August 5, 2020 | 2:17pm

Before and after satellite images show the level of devastation from the massive blast at a Beirut port that killed at least 135 and left as many as 300,000 homeless on Tuesday.

The explosion literally changed the landscape of Lebanon’s capital city, leveling or severely damaging buildings, sinking several ships and toppling others, and wiping out large swaths of Beirut’s waterfront.

The photos show a bustling port before the explosion, with cargo ships lined up along docks near several warehouses and buildings, and trucks and cars parked throughout as a throng of people are seen entering the area.

All but two of the cargo ships remain in the aftermath of the blast, which turned warehouses into rubble and left an enormous crater where two port buildings once stood — including a warehouse that stored the 2,700 tons of ammonium nitrate believed to have ignited the explosion.

Only several grain silos in the middle of the dock remain standing, but barely so. Officials say the country now has less than a month’s worth of grain due to the losses.

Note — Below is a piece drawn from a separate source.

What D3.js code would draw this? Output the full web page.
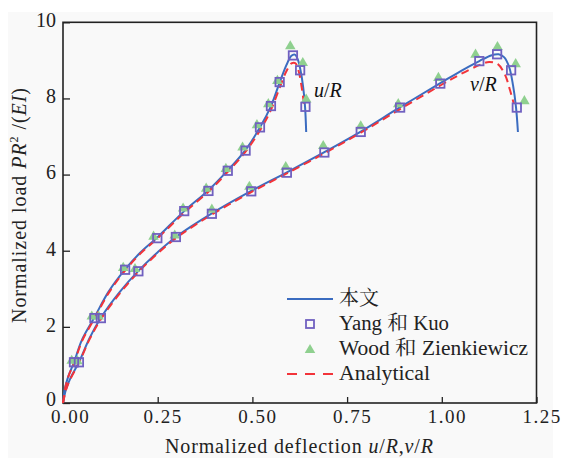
<!DOCTYPE html>
<html><head><meta charset="utf-8">
<script src="https://cdn.jsdelivr.net/npm/d3@7"></script>
<style>
body{margin:0;background:#fff}svg{display:block}
svg text{font-family:"Liberation Serif","Times New Roman","DejaVu Serif",serif !important}
svg text.cjk{font-family:"Liberation Serif","Noto Serif CJK SC","Noto Sans CJK SC",serif !important}
</style>
</head><body>
<svg id="c" width="561" height="458"></svg>
<script>
// ---- data ----
const xTicks = [0, 0.25, 0.5, 0.75, 1.0, 1.25];
const xTickLabels = ["0.00", "0.25", "0.50", "0.75", "1.00", "1.25"];
const yTicks = [0, 2, 4, 6, 8, 10];
const yTickLabels = ["0", "2", "4", "6", "8", "10"];
const legendLabels = ["本文", "Yang 和 Kuo", "Wood 和 Zienkiewicz", "Analytical"];

// present work (blue solid)
const thisU = [[0,0],[0.005,0.38],[0.014,0.7],[0.029,1.07],[0.05,1.66],[0.083,2.25],[0.12,2.92],[0.164,3.51],[0.205,3.96],[0.249,4.35],[0.32,5.04],[0.384,5.59],[0.435,6.11],[0.482,6.65],[0.52,7.24],[0.549,7.8],[0.572,8.42],[0.59,8.88],[0.603,9.12],[0.612,9.15],[0.62,9.02],[0.627,8.74],[0.634,8.3],[0.639,7.78],[0.642,7.12]];
const thisV = [[0,0],[0.008,0.36],[0.02,0.66],[0.042,1.07],[0.07,1.7],[0.1,2.24],[0.15,2.92],[0.199,3.47],[0.25,3.96],[0.298,4.36],[0.393,4.98],[0.497,5.57],[0.591,6.06],[0.69,6.59],[0.786,7.13],[0.89,7.77],[0.996,8.4],[1.05,8.72],[1.099,8.98],[1.13,9.13],[1.15,9.16],[1.165,9.08],[1.178,8.82],[1.188,8.35],[1.196,7.76],[1.201,7.12]];
// analytical (red dashed)
const anaU = [[0,0],[0.006,0.4],[0.015,0.72],[0.03,1.07],[0.05,1.62],[0.083,2.22],[0.12,2.88],[0.164,3.48],[0.205,3.93],[0.249,4.32],[0.32,5.0],[0.384,5.55],[0.435,6.07],[0.482,6.6],[0.52,7.16],[0.549,7.7],[0.572,8.28],[0.59,8.72],[0.603,8.92],[0.613,8.93],[0.622,8.72],[0.63,8.3],[0.636,7.86]];
const anaV = [[0,0],[0.008,0.34],[0.02,0.64],[0.042,1.05],[0.07,1.67],[0.1,2.2],[0.15,2.88],[0.199,3.44],[0.25,3.93],[0.298,4.33],[0.393,4.95],[0.497,5.54],[0.591,6.03],[0.69,6.56],[0.786,7.1],[0.89,7.72],[0.996,8.34],[1.05,8.64],[1.1,8.88],[1.125,8.96],[1.148,8.9],[1.167,8.62],[1.18,8.22],[1.19,7.86]];
// Yang & Kuo (squares)
const yangU = [[0.029,1.07],[0.083,2.23],[0.164,3.5],[0.249,4.33],[0.32,5.04],[0.384,5.57],[0.435,6.1],[0.482,6.63],[0.52,7.24],[0.549,7.8],[0.572,8.43],[0.607,9.13],[0.626,8.74],[0.64,7.78]];
const yangV = [[0.042,1.07],[0.1,2.23],[0.199,3.46],[0.298,4.36],[0.393,4.97],[0.497,5.56],[0.591,6.05],[0.69,6.58],[0.786,7.12],[0.89,7.76],[0.996,8.39],[1.099,8.98],[1.146,9.16],[1.183,8.74],[1.198,7.76]];
// Wood & Zienkiewicz (triangles)
const woodU = [[0.023,1.11],[0.076,2.27],[0.159,3.55],[0.239,4.37],[0.317,5.11],[0.378,5.63],[0.43,6.15],[0.474,6.71],[0.512,7.3],[0.542,7.85],[0.566,8.46],[0.6,9.37],[0.633,8.93],[0.642,7.97]];
const woodV = [[0.038,1.1],[0.094,2.27],[0.19,3.52],[0.295,4.4],[0.393,5.08],[0.492,5.68],[0.588,6.2],[0.687,6.75],[0.786,7.27],[0.885,7.85],[0.991,8.54],[1.089,9.15],[1.147,9.35],[1.195,8.9],[1.218,7.93]];

// ---- drawing ----
const svg = d3.select("#c");
const X0 = 63, X1 = 536.5, Y0 = 403, Y1 = 22.3;
const x = d3.scaleLinear().domain([0, 1.25]).range([X0, X1]);
const y = d3.scaleLinear().domain([0, 10]).range([Y0, Y1]);
const BLUE = "#3b6cc0", RED = "#f2343a", PURPLE = "#7060c0", GREEN = "#8fd08f";

svg.append("rect").attr("x", 8).attr("y", 12).attr("width", 545).attr("height", 446).attr("fill", "#f9f9f9");

// axes (ticks inside)
const gx = svg.append("g").attr("transform", `translate(0,${Y0})`);
gx.call(d3.axisBottom(x).tickValues(d3.range(0, 1.2501, 0.125)).tickSize(-5).tickFormat(""));
gx.call(d3.axisBottom(x).tickValues(xTicks).tickSize(-6).tickFormat((d, i) => xTickLabels[i]).tickPadding(7));
const gy = svg.append("g").attr("transform", `translate(${X0},0)`);
gy.call(d3.axisLeft(y).tickValues(d3.range(0, 10.01, 1)).tickSize(-5).tickFormat(""));
gy.call(d3.axisLeft(y).tickValues(yTicks).tickSize(-7).tickFormat((d, i) => yTickLabels[i]).tickPadding(7));
svg.selectAll(".domain").remove();
svg.selectAll(".tick line").attr("stroke", "#222").attr("stroke-width", 1.3);
gx.selectAll(".tick text").attr("font-size", 19).attr("fill", "#222")
  .attr("letter-spacing", "1.5px").attr("dy", "0.71em").attr("dx", (d, i) => i === 0 ? 7 : 5);
gy.selectAll(".tick text").attr("font-size", 20).attr("fill", "#222")
  .attr("dy", (d, i) => i === 0 ? "0.12em" : "0.22em");
svg.append("rect").attr("x", X0).attr("y", Y1).attr("width", X1 - X0).attr("height", Y0 - Y1)
  .attr("fill", "none").attr("stroke", "#222").attr("stroke-width", 1.6);

const line = d3.line().x(d => x(d[0])).y(d => y(d[1])).curve(d3.curveCatmullRom.alpha(0.5));
const plot = svg.append("g");
[thisU, thisV].forEach(s => plot.append("path").attr("d", line(s)).attr("fill", "none").attr("stroke", BLUE).attr("stroke-width", 2));
[anaU, anaV].forEach(s => plot.append("path").attr("d", line(s)).attr("fill", "none").attr("stroke", RED).attr("stroke-width", 2).attr("stroke-dasharray", "8,5"));

const tri = d3.symbol().type(d3.symbolTriangle).size(48);
[woodU, woodV].forEach(s => plot.selectAll(null).data(s).enter().append("path")
  .attr("d", tri).attr("transform", d => `translate(${x(d[0])},${y(d[1])})`).attr("fill", GREEN));
[yangU, yangV].forEach(s => plot.selectAll(null).data(s).enter().append("rect")
  .attr("x", d => x(d[0]) - 4.2).attr("y", d => y(d[1]) - 4.2).attr("width", 8.4).attr("height", 8.4)
  .attr("fill", "none").attr("stroke", PURPLE).attr("stroke-width", 1.8));

// curve labels
function italicLabel(xp, yp, a, b) {
  const t = svg.append("text").attr("x", xp).attr("y", yp).attr("font-size", 20).attr("fill", "#111");
  t.append("tspan").attr("font-style", "italic").text(a);
  t.append("tspan").text("/");
  t.append("tspan").attr("font-style", "italic").text(b);
}
italicLabel(314, 97, "u", "R");
italicLabel(470, 91, "v", "R");

// legend
const lg = svg.append("g");
const rows = [299, 324, 349, 374];
lg.append("line").attr("x1", 287).attr("x2", 333).attr("y1", rows[0]).attr("y2", rows[0]).attr("stroke", BLUE).attr("stroke-width", 2);
lg.append("rect").attr("x", 306).attr("y", rows[1] - 4).attr("width", 8).attr("height", 8).attr("fill", "none").attr("stroke", PURPLE).attr("stroke-width", 1.8);
lg.append("path").attr("d", tri).attr("transform", `translate(310,${rows[2] + 1})`).attr("fill", GREEN);
lg.append("line").attr("x1", 287).attr("x2", 334).attr("y1", rows[3]).attr("y2", rows[3]).attr("stroke", RED).attr("stroke-width", 2).attr("stroke-dasharray", "10,8");
const lgWidths = [40, 110, 189, 91];
legendLabels.forEach((s, i) => {
  lg.append("text").attr("class", "cjk").attr("x", 339).attr("y", rows[i] + 6)
    .attr("font-size", 20).attr("fill", "#222").attr("textLength", lgWidths[i]).attr("lengthAdjust", "spacingAndGlyphs").text(s);
});

// axis titles
const xt = svg.append("text").attr("x", 165).attr("y", 453).attr("font-size", 20).attr("fill", "#222")
  .attr("textLength", 268).attr("lengthAdjust", "spacing");
xt.append("tspan").text("Normalized deflection ");
xt.append("tspan").attr("font-style", "italic").text("u");
xt.append("tspan").text("/");
xt.append("tspan").attr("font-style", "italic").text("R");
xt.append("tspan").text(",");
xt.append("tspan").attr("font-style", "italic").text("v");
xt.append("tspan").text("/");
xt.append("tspan").attr("font-style", "italic").text("R");

const yt = svg.append("text").attr("transform", "translate(26,323) rotate(-90)").attr("font-size", 20).attr("fill", "#222")
  .attr("textLength", 235).attr("lengthAdjust", "spacing");
yt.append("tspan").text("Normalized load ");
yt.append("tspan").attr("font-style", "italic").text("PR");
yt.append("tspan").attr("font-size", 12).attr("dy", -8).text("2");
yt.append("tspan").attr("dy", 8).text(" /(");
yt.append("tspan").attr("font-style", "italic").text("EI");
yt.append("tspan").text(")");
</script>
</body></html>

Surrounding structures were not spared: A building on a peninsula east of the blast site was also leveled, with a boat docked there knocked on its side, and several buildings along the waterfront severely damaged, the photos show.

Beirut explosion
AP

“There is no word to describe the horror of the catastrophe that occurred in Beirut yesterday,” Lebanese President Michel Aoun said during an emergency cabinet meeting on Wednesday, NBC News reported.

“I extend my heart and feelings to the families,” he said, “and I ask God to heal the wounded, heal the broken hearts, and provide us with all the energy and determination to stand together to confront the painful burns that have scarred the face of Beirut.”

Officials on Wednesday compared the explosion to the atomic blasts in Hiroshima and Nagasaki that ended World War II.

They said the shipment of ammonium nitrate, a potentially volatile fertilizer, had been stored on the dock since 2014 when it was seized from a Russian businessman who had abandoned the cargo.